** WRITTEN REQUEST **
Write out each line of the listing as it stands, without the images.
— Start INFORMATION PROVIDED —
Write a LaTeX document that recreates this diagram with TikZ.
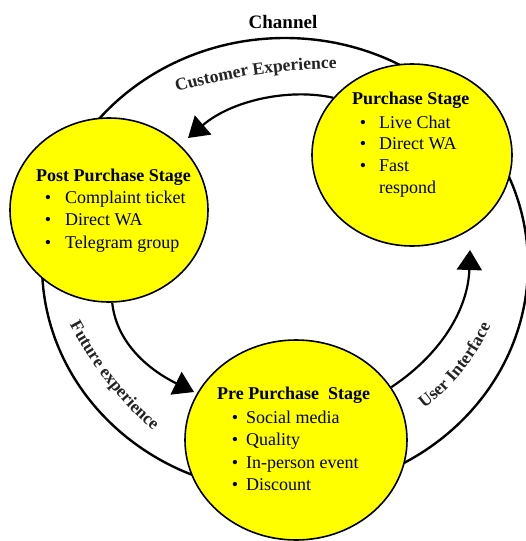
\documentclass[tikz,border=0pt]{standalone}
\usepackage{fontspec}
\setmainfont{Liberation Serif}
\usetikzlibrary{arrows.meta,decorations.text,shapes.geometric}
\definecolor{stageyellow}{RGB}{255,255,0}
\definecolor{labelgray}{RGB}{35,35,35}
\newcommand\arclabelfont{\fontsize{17.5}{17.5}\selectfont\bfseries}
\begin{document}
\begin{tikzpicture}[x=1pt,y=-1pt,
  stage/.style={ellipse, draw, line width=1.6pt, fill=stageyellow, inner sep=0pt},
  ringstyle/.style={ellipse, draw, line width=2.4pt, inner sep=0pt},
  flow/.style={line width=2.2pt, -{Triangle[length=20pt,width=25pt]}},
  titletext/.style={font=\fontsize{18}{22}\selectfont\bfseries, anchor=base west, inner sep=0pt},
  itemtext/.style={font=\fontsize{18}{22}\selectfont, anchor=base west, inner sep=0pt},
  bullettext/.style={font=\fontsize{18}{22}\selectfont, anchor=base, inner sep=0pt},
  arclabel/.style={decorate, decoration={text along path, text align=center, text color=labelgray, text={|\arclabelfont|#1}}}
]
\useasboundingbox (0,0) rectangle (526,541);

% outer ring
\node[ringstyle, minimum width=486pt, minimum height=454pt] (ring) at (285,265) {};

% stages
\node[stage, minimum width=200pt, minimum height=182pt] (purchase) at (412,155) {};
\node[stage, minimum width=198pt, minimum height=184pt] (post) at (109,210) {};
\node[stage, minimum width=222pt, minimum height=200pt] (pre) at (296,440) {};

% arrow ends
\coordinate (tipA) at (188,138);
\coordinate (tipB) at (194,392);
\coordinate (tipC) at (470,250);

\draw[flow] (purchase.144) .. controls (290,88) and (232,100) .. (tipA);
\draw[flow] (post.272) .. controls (116,340) and (145,368) .. (tipB);
\draw[flow] (pre.29) .. controls (440,355) and (468,310) .. (tipC);

% arc labels
\path[arclabel={Customer Experience}] (164,96) .. controls (222,77) and (290,67) .. (350,69);
\path[arclabel={Future experience}] (64,314) .. controls (86,358) and (118,404) .. (163,438);
\path[arclabel={User Interface}] (415,415) .. controls (447,394) and (477,360) .. (495,316);

% title
\node[font=\fontsize{19}{19}\selectfont\bfseries] (channel) at (283,22) {Channel};

% purchase text
\node[titletext] (pt) at (352,104) {Purchase Stage};
\node[bullettext] (pb1) at (363,128) {\textbullet};
\node[itemtext] (pi1) at (379,128) {Live Chat};
\node[bullettext] (pb2) at (363,149) {\textbullet};
\node[itemtext] (pi2) at (379,149) {Direct WA};
\node[bullettext] (pb3) at (363,171) {\textbullet};
\node[itemtext] (pi3) at (379,171) {Fast};
\node[itemtext] (pi4) at (379,193) {respond};

% post purchase text
\node[titletext] (ot) at (36,181) {Post Purchase Stage};
\node[bullettext] (ob1) at (48,203) {\textbullet};
\node[itemtext] (oi1) at (65,203) {Complaint ticket};
\node[bullettext] (ob2) at (48,225) {\textbullet};
\node[itemtext] (oi2) at (65,225) {Direct WA};
\node[bullettext] (ob3) at (48,248) {\textbullet};
\node[itemtext] (oi3) at (65,248) {Telegram group};

% pre purchase text
\node[titletext] (rt) at (217,399) {Pre Purchase\ \ Stage};
\node[bullettext] (rb1) at (235,423) {\textbullet};
\node[itemtext] (ri1) at (246,423) {Social media};
\node[bullettext] (rb2) at (235,445) {\textbullet};
\node[itemtext] (ri2) at (246,445) {Quality};
\node[bullettext] (rb3) at (235,468) {\textbullet};
\node[itemtext] (ri3) at (246,468) {In-person event};
\node[bullettext] (rb4) at (235,490) {\textbullet};
\node[itemtext] (ri4) at (246,490) {Discount};
\end{tikzpicture}
\end{document}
— End INFORMATION PROVIDED —
** RESULT OF THIS EXERCISE **
Write a LaTeX document that recreates this diagram with TikZ.
\documentclass[tikz,border=0pt]{standalone}
\usepackage{fontspec}
\setmainfont{Liberation Serif}
\usetikzlibrary{arrows.meta,decorations.text,shapes.geometric}
\definecolor{stageyellow}{RGB}{255,255,0}
\definecolor{labelgray}{RGB}{35,35,35}
\newcommand\arclabelfont{\fontsize{17.5}{17.5}\selectfont\bfseries}
\begin{document}
\begin{tikzpicture}[x=1pt,y=-1pt,
  stage/.style={ellipse, draw, line width=1.6pt, fill=stageyellow, inner sep=0pt},
  ringstyle/.style={ellipse, draw, line width=2.4pt, inner sep=0pt},
  flow/.style={line width=2.2pt, -{Triangle[length=20pt,width=25pt]}},
  titletext/.style={font=\fontsize{18}{22}\selectfont\bfseries, anchor=base west, inner sep=0pt},
  itemtext/.style={font=\fontsize{18}{22}\selectfont, anchor=base west, inner sep=0pt},
  bullettext/.style={font=\fontsize{18}{22}\selectfont, anchor=base, inner sep=0pt},
  arclabel/.style={decorate, decoration={text along path, text align=center, text color=labelgray, text={|\arclabelfont|#1}}}
]
\useasboundingbox (0,0) rectangle (526,541);

% outer ring
\node[ringstyle, minimum width=486pt, minimum height=454pt] (ring) at (285,265) {};

% stages
\node[stage, minimum width=200pt, minimum height=182pt] (purchase) at (412,155) {};
\node[stage, minimum width=198pt, minimum height=184pt] (post) at (109,210) {};
\node[stage, minimum width=222pt, minimum height=200pt] (pre) at (296,440) {};

% arrow ends
\coordinate (tipA) at (188,138);
\coordinate (tipB) at (194,392);
\coordinate (tipC) at (470,250);

\draw[flow] (purchase.144) .. controls (290,88) and (232,100) .. (tipA);
\draw[flow] (post.272) .. controls (116,340) and (145,368) .. (tipB);
\draw[flow] (pre.29) .. controls (440,355) and (468,310) .. (tipC);

% arc labels
\path[arclabel={Customer Experience}] (164,96) .. controls (222,77) and (290,67) .. (350,69);
\path[arclabel={Future experience}] (64,314) .. controls (86,358) and (118,404) .. (163,438);
\path[arclabel={User Interface}] (415,415) .. controls (447,394) and (477,360) .. (495,316);

% title
\node[font=\fontsize{19}{19}\selectfont\bfseries] (channel) at (283,22) {Channel};

% purchase text
\node[titletext] (pt) at (352,104) {Purchase Stage};
\node[bullettext] (pb1) at (363,128) {\textbullet};
\node[itemtext] (pi1) at (379,128) {Live Chat};
\node[bullettext] (pb2) at (363,149) {\textbullet};
\node[itemtext] (pi2) at (379,149) {Direct WA};
\node[bullettext] (pb3) at (363,171) {\textbullet};
\node[itemtext] (pi3) at (379,171) {Fast};
\node[itemtext] (pi4) at (379,193) {respond};

% post purchase text
\node[titletext] (ot) at (36,181) {Post Purchase Stage};
\node[bullettext] (ob1) at (48,203) {\textbullet};
\node[itemtext] (oi1) at (65,203) {Complaint ticket};
\node[bullettext] (ob2) at (48,225) {\textbullet};
\node[itemtext] (oi2) at (65,225) {Direct WA};
\node[bullettext] (ob3) at (48,248) {\textbullet};
\node[itemtext] (oi3) at (65,248) {Telegram group};

% pre purchase text
\node[titletext] (rt) at (217,399) {Pre Purchase\ \ Stage};
\node[bullettext] (rb1) at (235,423) {\textbullet};
\node[itemtext] (ri1) at (246,423) {Social media};
\node[bullettext] (rb2) at (235,445) {\textbullet};
\node[itemtext] (ri2) at (246,445) {Quality};
\node[bullettext] (rb3) at (235,468) {\textbullet};
\node[itemtext] (ri3) at (246,468) {In-person event};
\node[bullettext] (rb4) at (235,490) {\textbullet};
\node[itemtext] (ri4) at (246,490) {Discount};
\end{tikzpicture}
\end{document}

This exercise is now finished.